Design control comes next. Additive processes reward design intent that is explicit. Which surfaces are critical? Which datums drive assembly? Which regions can retain as-built texture? Which features require machining? Which orientation reduces support scars or distortion? The answers should appear in the drawing, model-based definition, or job documentation. Without that information, the print team may optimize the build for convenience while the downstream team discovers that a key surface is now difficult to machine or inspect.

Record material, machine, and process state

Material pedigree is another core requirement. Powder, wire, resin, filament, or pellet feedstock all carry history. A production process should record supplier, lot, storage condition, reuse rules where applicable, drying or handling steps, and any tests required before use. Metal powder processes add particular complexity because particle size distribution, chemistry, oxygen pickup, contamination, and reuse cycles can affect outcomes. Polymer processes have their own sensitivity to moisture, aging, and thermal history. The goal is traceability from incoming material to shipped part. That traceability mindset is similar to the measurement discipline needed for AI vision inspection.

Machine condition also belongs in the record. Build chamber calibration, recoater condition, nozzle condition, laser or energy source performance, bed leveling, maintenance status, environmental controls, and software versions can all affect repeatability. A shop can start without enterprise software. It still needs a reliable way to answer a simple question: what exact machine state produced this part? If a later defect appears, that history helps identify whether the cause came from design, material, machine, operator action, post-processing, or inspection.

Process windows turn experience into a controlled method. Layer height, energy input, scan strategy, extrusion temperature, chamber temperature, orientation, support strategy, infill, cooling, and nesting can all influence quality depending on process type. A production route should define allowed ranges and the approval path for changes. If every operator adjusts settings based on preference, the shop may still make acceptable parts, but it has little evidence that the process is under control.

Plan post-processing and inspection before the build

Post-processing often decides whether an additive part becomes usable. Support removal, heat treatment, hot isostatic pressing, stress relief, curing, depowdering, cleaning, surface finishing, coating, machining, dyeing, sealing, and assembly steps can change dimensions and material behavior. These steps need the same attention as the print. A part that prints successfully can still fail qualification if machining stock is inconsistent, a heat treatment is undocumented, or trapped powder remains in an internal channel.
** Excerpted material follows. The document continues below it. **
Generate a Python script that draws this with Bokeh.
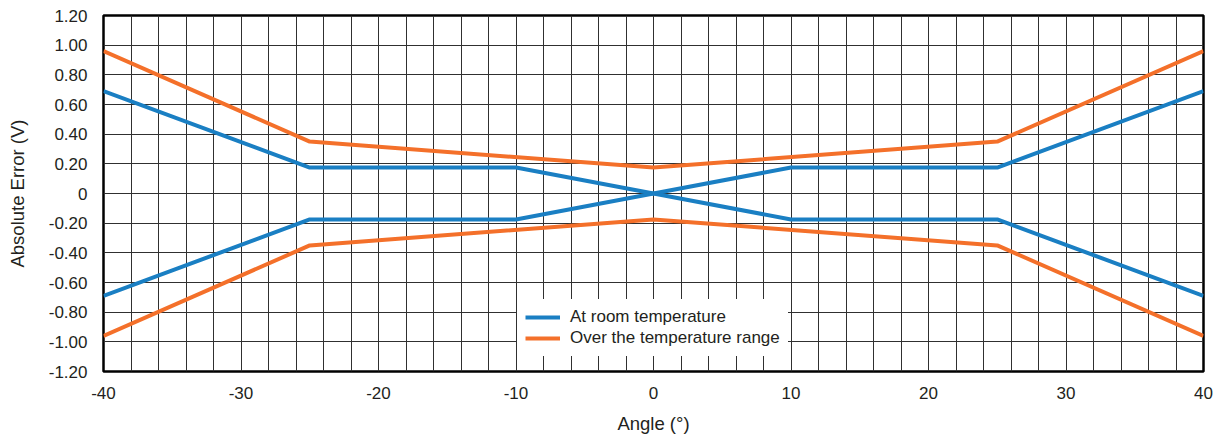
from bokeh.plotting import figure
from bokeh.models import FixedTicker, Legend, LegendItem, Range1d
from bokeh.embed import file_html
from bokeh.resources import INLINE

# ---- data ----
angle_room = [-40, -25, -10, 0, 10, 25, 40]
room_falling = [0.69, 0.175, 0.175, 0.0, -0.175, -0.175, -0.69]
room_rising = [-0.69, -0.175, -0.175, 0.0, 0.175, 0.175, 0.69]

angle_range = [-40, -25, 0, 25, 40]
range_upper = [0.96, 0.35, 0.175, 0.35, 0.96]
range_lower = [-0.96, -0.35, -0.175, -0.35, -0.96]

x_ticks = [-40, -30, -20, -10, 0, 10, 20, 30, 40]
x_tick_labels = ["-40", "-30", "-20", "-10", "0", "10", "20", "30", "40"]
x_grid = list(range(-40, 41, 2))
y_ticks = [-1.2, -1.0, -0.8, -0.6, -0.4, -0.2, 0.0, 0.2, 0.4, 0.6, 0.8, 1.0, 1.2]
y_tick_labels = ["-1.20", "-1.00", "-0.80", "-0.60", "-0.40", "-0.20", "0",
                 "0.20", "0.40", "0.60", "0.80", "1.00", "1.20"]

series_names = ["At room temperature", "Over the temperature range"]
BLUE = "#1a7fc3"
ORANGE = "#f4702a"
TXT = "#231f20"
FONT = "Liberation Sans"

p = figure(width=1213, height=436, output_backend="svg", toolbar_location=None,
           x_range=Range1d(-40, 40), y_range=Range1d(-1.2, 1.2),
           min_border_left=103, min_border_right=10, min_border_top=15,
           min_border_bottom=65)

p.outline_line_color = "black"
p.outline_line_width = 2.5
p.background_fill_color = "white"
p.border_fill_color = "white"

# grid
p.xgrid.ticker = FixedTicker(ticks=x_grid)
p.ygrid.ticker = FixedTicker(ticks=y_ticks)
for g in (p.xgrid, p.ygrid):
    g.grid_line_color = "#303030"
    g.grid_line_width = 1
    g.grid_line_alpha = 1.0

# axes
p.xaxis.ticker = FixedTicker(ticks=x_ticks)
p.xaxis.major_label_overrides = {t: l for t, l in zip(x_ticks, x_tick_labels)}
p.yaxis.ticker = FixedTicker(ticks=y_ticks)
p.yaxis.major_label_overrides = {t: l for t, l in zip(y_ticks, y_tick_labels)}
for ax in (p.xaxis, p.yaxis):
    ax.axis_line_color = None
    ax.major_tick_line_color = None
    ax.minor_tick_line_color = None
    ax.major_tick_in = 0
    ax.major_tick_out = 0
    ax.major_label_text_font = FONT
    ax.major_label_text_font_size = "17px"
    ax.major_label_text_color = TXT
    ax.axis_label_text_font = FONT
    ax.axis_label_text_font_size = "18.5px"
    ax.axis_label_text_font_style = "normal"
    ax.axis_label_text_color = TXT

p.xaxis.axis_label = "Angle (°)"
p.yaxis.axis_label = "Absolute Error (V)"
p.xaxis.major_label_standoff = 15
p.xaxis.axis_label_standoff = 11
p.yaxis.major_label_standoff = 16
p.yaxis.axis_label_standoff = 18

# data lines
r_room1 = p.line(angle_room, room_falling, line_color=BLUE, line_width=4)
r_room2 = p.line(angle_room, room_rising, line_color=BLUE, line_width=4)
r_rng1 = p.line(angle_range, range_upper, line_color=ORANGE, line_width=4)
r_rng2 = p.line(angle_range, range_lower, line_color=ORANGE, line_width=4)

legend = Legend(items=[LegendItem(label=series_names[0], renderers=[r_room1]),
                       LegendItem(label=series_names[1], renderers=[r_rng1])],
                location=(414, 15), margin=0, padding=8, spacing=1,
                label_height=18, glyph_height=18, glyph_width=35,
                label_standoff=10,
                label_text_font=FONT, label_text_font_size="17px",
                label_text_color=TXT,
                border_line_alpha=0, background_fill_color="white",
                background_fill_alpha=1.0)
p.add_layout(legend, "center")

open("out.html", "w").write(file_html(p, INLINE))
Inspection should be planned before the build. Additive parts can be difficult to measure because they may include organic shapes, internal passages, textured surfaces, and support-affected regions. The inspection plan should identify critical-to-quality features, measurement method, sampling approach, and acceptance criteria. Options may include calipers, gauges, CMM, optical scanning, CT scanning, surface roughness checks, mechanical testing, coupon testing, or process monitoring. The method should match risk. A visual check is reasonable for a shop fixture. A structural production component may require a much stronger evidence package.

Change control is where many pilot programs struggle. A team proves one build, then later rotates the part, changes support settings, switches powder lots, updates software, or moves to another machine without deciding whether requalification is required. That creates uncertainty. A practical change-control rule does not need to be complicated. It should define which changes are editorial, which require engineering review, which require test coupons, and which restart qualification. The rule protects the shop from accidental process drift.

Documentation also improves collaboration between additive and conventional manufacturing. Many printed parts need CNC machining, grinding, tapping, polishing, coating, or assembly. The downstream shop needs enough information to fixture the part, protect datum surfaces, and understand where variation will appear. If the additive team treats post-processing as an afterthought, the printed part may save time in one department while creating rework in another.

Start with a simple qualification file

For schools, training programs, and small manufacturers, this qualification mindset is useful even for basic polymer printing. A student project, prototype fixture, or shop aid can include material, print settings, orientation, revision, inspection notes, and lessons learned. That habit builds the same thinking required for more serious production: define the requirement, record the process, check the result, and control changes.

A simple qualification file can start with nine sections:

• Part purpose and operating environment.
• Drawing or model revision.
• Material type, supplier, and lot.
• Machine, software, and maintenance status.
• Build orientation, parameters, and support strategy.
• Post-processing steps.
• Inspection plan and results.
• Known risks and approved limits.
• Change-control rule for future builds.

That file cannot guarantee success. It turns additive manufacturing from an experiment into a managed process. It also makes supplier discussions more productive. A buyer can ask for evidence, and a supplier can show exactly how the part was made and checked.

The takeaway: production additive manufacturing is less about owning a printer and more about proving a route. The manufacturers that win durable work will be the ones that connect design, material, machine state, process settings, post-processing, inspection, and change control into evidence that can survive review.